Flare as in Flair. Ric Flair, the Nature Boy! The Man. WOOOOO! My brother named the family dog Flair after North Carolina’s finest as well. So Flare get a bit of that treasured rub just by virtue of who they sound “like.” But how do they sound? Ahem. From the press release I see that, holy shit, the mastermind behind Flare has long hair and a beard! A great fucking beard at that! (What makes a beard a great beard? Well, sit down, junior and let me tell you. A great beard has a sort of Kenny Rogers-esque fullness and groomed-ness to it that…) Which is weird because listening to the album, and particularly the fragile, pure enunciated vocals, I pictured LD Benghtol to be a lil’ malnourished wisp of a thing who would have trouble carrying a Pastels cassette and a Smiths LP at the same time. So either you shouldn’t read press releases because your romantic images will be destroyed, or you should eyeball them because you’ll learn things like, the leader of this band looks like a beefed-up Alan Moore. That’s fucking cool.

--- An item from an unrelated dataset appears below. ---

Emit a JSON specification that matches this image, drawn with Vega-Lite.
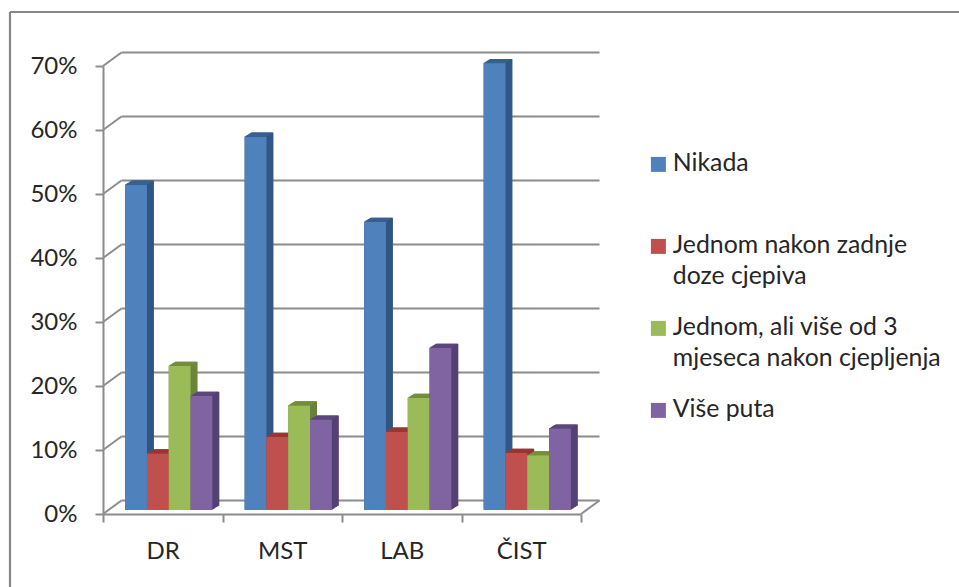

Oh what? Like I’m not going to talk about the music? Well, maybe I’m not. Maybe Flare’s music is too fucking gorgeous for me to talk about. Maybe. No, definitely. But I should anyway (I used to be a good writer, you know). Cuz this is maudlin music that Morrissey and Belle & Sebastian would sell their souls for. It sips cold drinks with umbrellas in them on the same beauty plateau that the Magnetic Fields, Electronic and Momus lounge on. Every moment of Hung is ace; a tour of a hopeless romantic’s New York City. “All The Money’s Gone” is a quiet lament in a Japanese garden. “School of New York” combines a simmering Cure-ish baseline with shuffling accordion, strings and sighs of “a life of endless treachery,” that are so so delicious. “If/Then” is just a wonderful swooning song of unrequited love and private torment, including offering to shave his beard (no mean feat!) in return for being smothered with love, and the piano and strings are so rich and umm… Paul McCartney would kill for them. There’s the swells and soars and dips and dives that go with any timeless torch song. You WISH you had this song back in high school. And god, god, god, the lament configuration of “Keep It To Yourself” is a stately dirge built around a simple acoustic guitar figure, with swishes of xylophone and keyboard •- it’s all dignity in the face of love meltdown, trying so hard to keep from crying and begging and pulling at your lover’s pant leg. Damn. And then he goes all Tim Buckley, except with added singing saw (!), on “Obvious!” “Glitter” is not the crappy Mariah Carey movie, but the sound someone hears right before he/she jumps. “Wound Culture” is perhaps one of the twenty coolest song titles EVER, and just is way too cultured and mortally wounded for the confines of pop music; imagine Scott Walker and a symphony orchestra gnawing off their legs and crawling into a snowy night to die. Mishima would love this one.